Dem damit einhergehenden Echtheitsversprechen gibt Law zusätzlichen Ausdruck in der Blindheit seiner Heldin: Sie ist gegen die Macht und den Trug von Bildern immun. Die in einem australischen Roadmovie erwartungsgemäß zahllosen Landschaftstotalen sind allesamt farblich verfremdet. Sie trösten genauso wenig über die Einsamkeit der Menschen in ihnen hinweg wie Bilder von Edward Hopper. Doch anders als bei ihm sind Laws Einstellungen tief getränkt von einem Sinn, der hinter ihnen liegen soll.
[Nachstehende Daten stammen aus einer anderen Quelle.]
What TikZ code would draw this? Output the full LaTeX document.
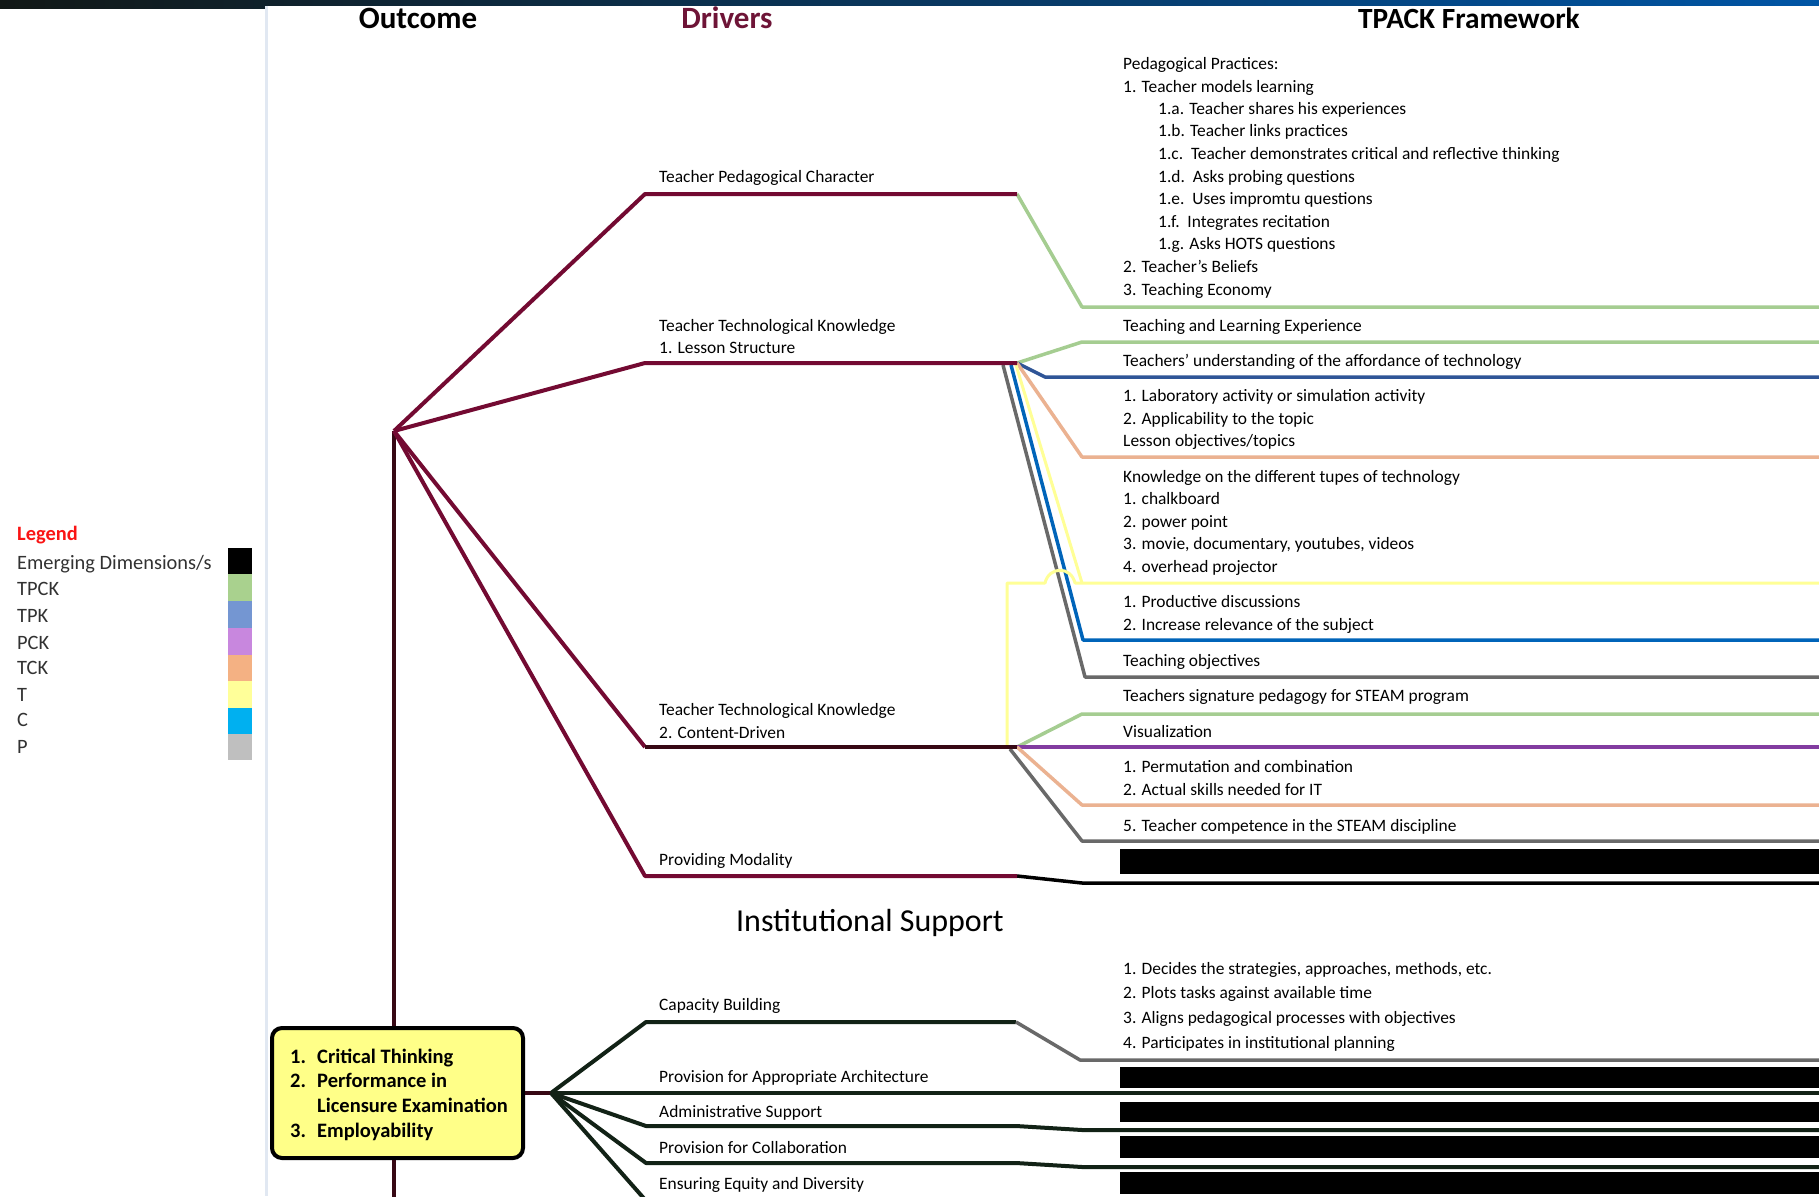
\documentclass[tikz,border=0pt]{standalone}
\usepackage{fontspec}
\setmainfont{Carlito}
\definecolor{maroon}{RGB}{115,10,50}
\definecolor{darkmar}{RGB}{55,8,20}
\definecolor{drvcol}{RGB}{110,20,55}
\definecolor{tpckc}{RGB}{165,205,145}
\definecolor{tpkc}{RGB}{47,85,151}
\definecolor{pckc}{RGB}{130,60,160}
\definecolor{tckc}{RGB}{235,178,145}
\definecolor{tyel}{RGB}{255,255,150}
\definecolor{cblue}{RGB}{0,100,185}
\definecolor{pgray}{RGB}{105,105,105}
\definecolor{instc}{RGB}{18,34,22}
\definecolor{boxyel}{RGB}{255,255,136}
\definecolor{legtxt}{RGB}{50,50,50}
\definecolor{legred}{RGB}{250,20,20}
\definecolor{lgreen}{RGB}{169,209,142}
\definecolor{lblue}{RGB}{116,150,210}
\definecolor{lpurple}{RGB}{200,135,222}
\definecolor{lorange}{RGB}{244,177,131}
\definecolor{lyellow}{RGB}{255,255,153}
\definecolor{lcyan}{RGB}{0,176,240}
\definecolor{lgray}{RGB}{191,191,191}
\definecolor{panelb}{RGB}{225,232,242}
\definecolor{stripL}{RGB}{18,24,22}
\definecolor{stripR}{RGB}{0,85,165}
\begin{document}
\begin{tikzpicture}[x=1pt,y=-1pt,
  txt/.style={anchor=mid west,inner sep=0pt,yshift=-3.5pt,font=\fontsize{17.4}{20}\selectfont},
  hdr/.style={anchor=base,inner sep=0pt,font=\fontsize{31}{36}\selectfont\bfseries},
  legtext/.style={anchor=mid west,inner sep=0pt,yshift=-4.5pt,font=\fontsize{20.4}{24}\selectfont,text=legtxt},
  ln-mar/.style={draw=maroon,line width=4,line join=round},
  ln-dmar/.style={draw=darkmar,line width=4,line join=round},
  ln-v/.style={draw=darkmar,line width=4},
  ln-tpck/.style={draw=tpckc,line width=3.5,line join=round},
  ln-tpk/.style={draw=tpkc,line width=3.5,line join=round},
  ln-pck/.style={draw=pckc,line width=3.5,line join=round},
  ln-tck/.style={draw=tckc,line width=3.5,line join=round},
  ln-t/.style={draw=tyel,line width=3,line join=round},
  ln-c/.style={draw=cblue,line width=3.5,line join=round},
  ln-p/.style={draw=pgray,line width=3.5,line join=round},
  ln-blk/.style={draw=black,line width=3.5,line join=round},
  ln-inst/.style={draw=instc,line width=4,line join=round},
  outbox/.style={draw=black,line width=4,fill=boxyel,rounded corners=10pt,minimum width=251pt,minimum height=130pt,inner sep=0pt},
  boxtxt/.style={anchor=west,inner sep=0pt,yshift=-2.5pt,align=left,font=\fontsize{20.5}{24.6}\selectfont\bfseries}
]
\useasboundingbox (0,0) rectangle (1819,1196);
\begin{scope}
\clip (0,0) rectangle (1819,1196);
% background
\fill[white] (0,0) rectangle (1819,1196);
\shade[left color=stripL,right color=stripR] (0,0) rectangle (1819,9);
\fill[white] (265,6) rectangle (1819,1196);
\draw[panelb,line width=3] (266.5,6) -- (266.5,1196);

% headers
\node[hdr] (hOut) at (418,29) {Outcome};
\node[hdr,text=drvcol] (hDrv) at (727,29) {Drivers};
\node[hdr,font=\fontsize{29.3}{34}\selectfont\bfseries] (hTp) at (1469,29) {TPACK Framework};
\node[anchor=base,inner sep=0pt,font=\fontsize{32}{38}\selectfont] (hInst) at (870,931) {Institutional Support};

% legend
\node[anchor=mid west,inner sep=0pt,yshift=-4.5pt,font=\fontsize{20.4}{24}\selectfont\bfseries,text=legred] (legT) at (17,534) {Legend};
\node[legtext] (lg1) at (17,563) {Emerging Dimensions/s};
\node[legtext] (lg2) at (17,589) {TPCK};
\node[legtext] (lg3) at (17,616) {TPK};
\node[legtext] (lg4) at (17,643) {PCK};
\node[legtext] (lg5) at (17,668) {TCK};
\node[legtext] (lg6) at (17,695) {T};
\node[legtext] (lg7) at (17,720) {C};
\node[legtext] (lg8) at (17,747) {P};
\fill[black] (228,548) rectangle (252,574);
\fill[lgreen] (228,574) rectangle (252,601);
\fill[lblue] (228,601) rectangle (252,628);
\fill[lpurple] (228,628) rectangle (252,655);
\fill[lorange] (228,655) rectangle (252,681);
\fill[lyellow] (228,681) rectangle (252,708);
\fill[lcyan] (228,708) rectangle (252,734);
\fill[lgray] (228,734) rectangle (252,760);

% coordinates
\coordinate (root) at (394,431);
\coordinate (tpcL) at (645,194); \coordinate (tpcR) at (1017,194);
\coordinate (lsL) at (645,363);  \coordinate (lsR) at (1017,363);
\coordinate (cdL) at (645,747);  \coordinate (cdR) at (1017,747);
\coordinate (pmL) at (645,876);  \coordinate (pmR) at (1017,876);
\coordinate (E) at (1819,0);

% outcome box
\node[outbox] (box) at (397.5,1093) {};
\node[boxtxt] (boxtext) at (290,1092) {\makebox[27pt][l]{1.}Critical Thinking\\ \makebox[27pt][l]{2.}Performance in\\ \makebox[27pt][l]{}Licensure Examination\\ \makebox[27pt][l]{3.}Employability};

% vertical trunk
\draw[ln-v] (root) -- (root |- box.north);
\draw[ln-v] (root |- box.south) -- (394,1200);

% TPACK right lines (drawn first, under the driver lines)
\draw[ln-tpck] (tpcR) -- (1082,307) -- (E |- 0,307);
\draw[ln-tpck] (lsR) -- (1082,342) -- (E |- 0,342);
\draw[ln-tpk] (lsR) -- (1045,377) -- (E |- 0,377);
\draw[ln-tck] (lsR) -- (1082,457) -- (E |- 0,457);
\draw[ln-p] (1003,365) -- (1085,677) -- (E |- 0,677);
\draw[ln-c] (1011,365) -- (1083,640) -- (E |- 0,640);
\draw[ln-t] (1016,365) -- (1082,583);
\draw[ln-t] (1007,746) -- (1007,583) -- (1045,583) .. controls (1049,566) and (1071,566) .. (1075,583) -- (E |- 0,583);
\draw[ln-tpck] (cdR) -- (1082,714) -- (E |- 0,714);
\draw[ln-pck] (cdR) -- (E |- cdR);
\draw[ln-tck] (cdR) -- (1082,805) -- (E |- 0,805);
\draw[ln-p] (1010,749) -- (1082,841) -- (E |- 0,841);
\draw[ln-blk] (pmR) -- (1082,883) -- (E |- 0,883);
\fill[black] (1120,849) rectangle (1819,874);

% driver branches
\draw[ln-mar] (root) -- (tpcL) -- (tpcR);
\draw[ln-mar] (root) -- (lsL) -- (lsR);
\draw[ln-mar] (root) -- (cdL);
\draw[ln-dmar] (cdL) -- (cdR);
\draw[ln-mar] (root) -- (pmL) -- (pmR);

% driver labels
\node[txt] (d1) at (659,177) {Teacher Pedagogical Character};
\node[txt] (d2a) at (659,326) {Teacher Technological Knowledge};
\node[txt] (d2b) at (659,348) {1. Lesson Structure};
\node[txt] (d3a) at (659,710) {Teacher Technological Knowledge};
\node[txt] (d3b) at (659,733) {2. Content-Driven};
\node[txt] (d4) at (659,860) {Providing Modality};

% TPACK texts
\node[txt] (p1) at (1123,64) {Pedagogical Practices:};
\node[txt] (p2) at (1123,87) {1. Teacher models learning};
\node[txt] (p3) at (1158,109) {1.a. Teacher shares his experiences};
\node[txt] (p4) at (1158,131) {1.b. Teacher links practices};
\node[txt] (p5) at (1158,154) {1.c.\ \ Teacher demonstrates critical and reflective thinking};
\node[txt] (p6) at (1158,177) {1.d.\ \ Asks probing questions};
\node[txt] (p7) at (1158,199) {1.e.\ \ Uses impromtu questions};
\node[txt] (p8) at (1158,222) {1.f.\ \ Integrates recitation};
\node[txt] (p9) at (1158,244) {1.g. Asks HOTS questions};
\node[txt] (p10) at (1123,267) {2. Teacher’s Beliefs};
\node[txt] (p11) at (1123,290) {3. Teaching Economy};
\node[txt] (q1) at (1123,326) {Teaching and Learning Experience};
\node[txt] (q2) at (1123,361) {Teachers’ understanding of the affordance of technology};
\node[txt] (q3) at (1123,396) {1. Laboratory activity or simulation activity};
\node[txt] (q4) at (1123,419) {2. Applicability to the topic};
\node[txt] (q5) at (1123,441) {Lesson objectives/topics};
\node[txt] (q6) at (1123,477) {Knowledge on the different tupes of technology};
\node[txt] (q7) at (1123,499) {1. chalkboard};
\node[txt] (q8) at (1123,522) {2. power point};
\node[txt] (q9) at (1123,544) {3. movie, documentary, youtubes, videos};
\node[txt] (q10) at (1123,567) {4. overhead projector};
\node[txt] (q11) at (1123,602) {1. Productive discussions};
\node[txt] (q12) at (1123,625) {2. Increase relevance of the subject};
\node[txt] (q13) at (1123,661) {Teaching objectives};
\node[txt] (q14) at (1123,696) {Teachers signature pedagogy for STEAM program};
\node[txt] (q15) at (1123,732) {Visualization};
\node[txt] (q16) at (1123,767) {1. Permutation and combination};
\node[txt] (q17) at (1123,790) {2. Actual skills needed for IT};
\node[txt] (q18) at (1123,826) {5. Teacher competence in the STEAM discipline};

% institutional support
\coordinate (ij) at (551,1093);
\draw[ln-dmar] (box.east) -- (ij);
\draw[ln-inst] (ij) -- (646,1022) -- (1016,1022);
\draw[ln-p] (1016,1022) -- (1080,1060) -- (E |- 0,1060);
\draw[ln-inst,line width=4.5] (ij) -- (E |- ij);
\draw[ln-inst] (ij) -- (646,1126) -- (1016,1126) -- (1082,1130) -- (E |- 0,1130);
\draw[ln-inst] (ij) -- (646,1163) -- (1016,1163) -- (1082,1167) -- (E |- 0,1167);
\draw[ln-inst] (ij) -- (648,1203) -- (1016,1203);
\fill[black] (1120,1067) rectangle (1819,1088);
\fill[black] (1120,1102) rectangle (1819,1122);
\fill[black] (1120,1136) rectangle (1819,1158);
\fill[black] (1120,1172) rectangle (1819,1194);

\node[txt] (i1) at (659,1005) {Capacity Building};
\node[txt] (i2) at (659,1077) {Provision for Appropriate Architecture};
\node[txt] (i3) at (659,1112) {Administrative Support};
\node[txt] (i4) at (659,1148) {Provision for Collaboration};
\node[txt] (i5) at (659,1184) {Ensuring Equity and Diversity};
\node[txt] (c1) at (1123,969) {1. Decides the strategies, approaches, methods, etc.};
\node[txt] (c2) at (1123,993) {2. Plots tasks against available time};
\node[txt] (c3) at (1123,1018) {3. Aligns pedagogical processes with objectives};
\node[txt] (c4) at (1123,1043) {4. Participates in institutional planning};
\end{scope}
\end{tikzpicture}
\end{document}
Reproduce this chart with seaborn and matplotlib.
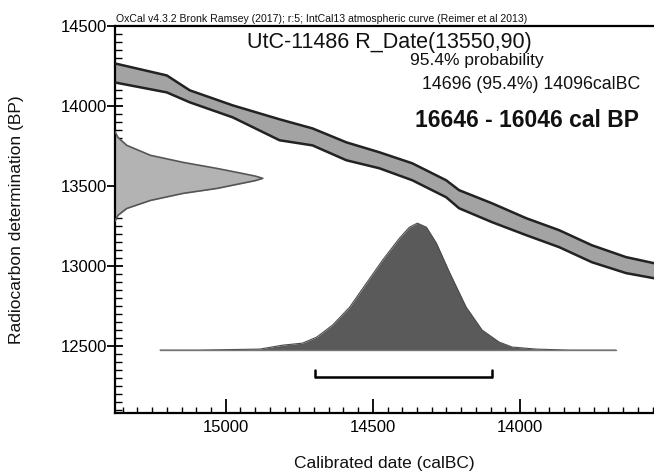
import matplotlib
matplotlib.use("Agg")
import matplotlib.pyplot as plt
from matplotlib.ticker import MultipleLocator
import numpy as np
import seaborn as sns

# calibration curve band (IntCal13), calBC vs BP
cal_x = [15376, 15200, 15122, 14976, 14817, 14705, 14590, 14478, 14366, 14251,
         14207, 14095, 13979, 13867, 13756, 13640, 13545]
cal_upper = [14266, 14191, 14098, 14004, 13917, 13860, 13773, 13711, 13642, 13536,
             13474, 13392, 13299, 13224, 13130, 13056, 13018]
cal_lower = [14147, 14085, 14023, 13929, 13786, 13754, 13661, 13611, 13536, 13430,
             13361, 13274, 13193, 13118, 13024, 12956, 12924]

# radiocarbon determination 13550 +/- 90 (relative probability)
rc_bp = [13840, 13804, 13754, 13692, 13648, 13610, 13579, 13562, 13548, 13534,
         13517, 13485, 13454, 13410, 13360, 13317, 13280]
rc_prob = [0.0, 0.02, 0.08, 0.24, 0.46, 0.69, 0.86, 0.95, 1.0, 0.95,
           0.86, 0.69, 0.46, 0.24, 0.08, 0.02, 0.0]

# calibrated date distribution (relative probability)
cd_x = [15223, 15088, 14986, 14884, 14806, 14739, 14691, 14637, 14579, 14522,
        14467, 14410, 14376, 14349, 14318, 14284, 14240, 14183, 14129, 14071,
        14027, 13945, 13834, 13674]
cd_prob = [0.0, 0.0, 0.004, 0.008, 0.039, 0.055, 0.102, 0.197, 0.338, 0.527,
           0.709, 0.881, 0.968, 1.0, 0.968, 0.842, 0.614, 0.338, 0.158, 0.063,
           0.024, 0.008, 0.0, 0.0]

range_95 = [14696, 14096]

header = "OxCal v4.3.2 Bronk Ramsey (2017); r:5; IntCal13 atmospheric curve (Reimer et al 2013)"
title = "UtC-11486 R_Date(13550,90)"
prob_text = "95.4% probability"
range_text = "14696 (95.4%) 14096calBC"
bp_text = "16646 - 16046 cal BP"

sns.set_theme(style="ticks")
plt.rcParams["font.family"] = ["Liberation Sans", "DejaVu Sans"]

W, H = 654, 471
fig = plt.figure(figsize=(W / 100, H / 100), dpi=100)
ax = fig.add_axes([115 / W, 58 / H, (W - 115) / W, (413 - 25.5) / H])

xlim = (15376, 13545)
ylim = (12082, 14503)
ax.set_xlim(*xlim)
ax.set_ylim(*ylim)

# calibration band
ax.fill_between(cal_x, cal_lower, cal_upper, color="#a3a3a3", lw=0, zorder=2)
sns.lineplot(x=cal_x, y=cal_upper, ax=ax, color="#222222", lw=1.8, zorder=3)
sns.lineplot(x=cal_x, y=cal_lower, ax=ax, color="#222222", lw=1.8, zorder=3)

# radiocarbon distribution on the y axis
rc_w = 502
rc_edge = [xlim[0] - p * rc_w for p in rc_prob]
ax.fill_betweenx(rc_bp, xlim[0], rc_edge, color="#b3b3b3", lw=0, zorder=2)
sns.lineplot(x=rc_edge, y=rc_bp, ax=ax, orient="y", color="#555555", lw=1.2, zorder=3)

# calibrated distribution
base = 12475
cd_h = 793
cd_top = [base + p * cd_h for p in cd_prob]
ax.fill_between(cd_x, base, cd_top, color="#5a5a5a", lw=0, zorder=2)
sns.lineplot(x=cd_x, y=cd_top, ax=ax, color="#4a4a4a", lw=0.8, zorder=3)
sns.lineplot(x=[cd_x[0], cd_x[-1]], y=[base, base], ax=ax, color="#777777", lw=1.0, zorder=3)

# 95.4% range bracket
by = 12307
ax.plot(range_95, [by, by], color="black", lw=1.8, zorder=4, solid_capstyle="butt")
for xv in range_95:
    ax.plot([xv, xv], [by, by + 45], color="black", lw=1.8, zorder=4)

# axes styling
for s in ["left", "bottom", "top"]:
    ax.spines[s].set_color("black")
    ax.spines[s].set_linewidth(1.6)
ax.spines["right"].set_visible(False)

ax.xaxis.set_major_locator(MultipleLocator(500))
ax.xaxis.set_minor_locator(MultipleLocator(50))
ax.yaxis.set_major_locator(MultipleLocator(500))
ax.yaxis.set_minor_locator(MultipleLocator(50))
ax.tick_params(axis="x", which="major", direction="in", length=10, width=1.3,
               labelsize=12, pad=5, colors="black")
ax.tick_params(axis="x", which="minor", direction="in", length=4, width=1.0, colors="black")
ax.tick_params(axis="y", which="major", direction="inout", length=12, width=1.3,
               labelsize=12, pad=0, colors="black")
ax.tick_params(axis="y", which="minor", direction="in", length=5, width=1.0, colors="black")
ax.tick_params(top=False, right=False, which="both")

ax.set_xlabel("Calibrated date (calBC)", fontsize=12.5, color="#111111")
ax.xaxis.set_label_coords(0.5, -0.11)
ax.set_ylabel("Radiocarbon determination (BP)", fontsize=12.5, color="#111111")
ax.yaxis.set_label_coords(-0.169, 0.5)

# annotations (positions in figure pixels from top)
def ftext(px, py, s, **kw):
    fig.text(px / W, 1 - py / H, s, va="baseline", ha="left", color="#111111", **kw)

ftext(116, 22, header, fontsize=7.6)
ftext(247, 48, title, fontsize=15.5)
ftext(410, 65, prob_text, fontsize=12.5)
ftext(422, 89, range_text, fontsize=12.8)
ftext(415, 127, bp_text, fontsize=16.5, fontweight="bold")

fig.savefig("out.png", dpi=100)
Gegen die Verwendung von Bildern, die ein Musiksender geprägt hat, kann im Grunde nichts vorgebracht werden. The Goddess of 1967 folgt damit lediglich zeitgenössischen Sehgewohnheiten – wie viele Filme vor ihm. Folgenschwerer ist der Fingerzeig, gerade diese könnten „die Wahrheit“ nicht zu fassen kriegen. Denn wer ist im Anschluss nicht geneigt, den besseren Ausdruck dieser Wahrheit in einer vergangenen Ästhetik zu vermuten. Es ist Clara Law anzurechnen, dass sie so weit nicht geht. Denn warum sollte das Alte weniger trügerisch sein?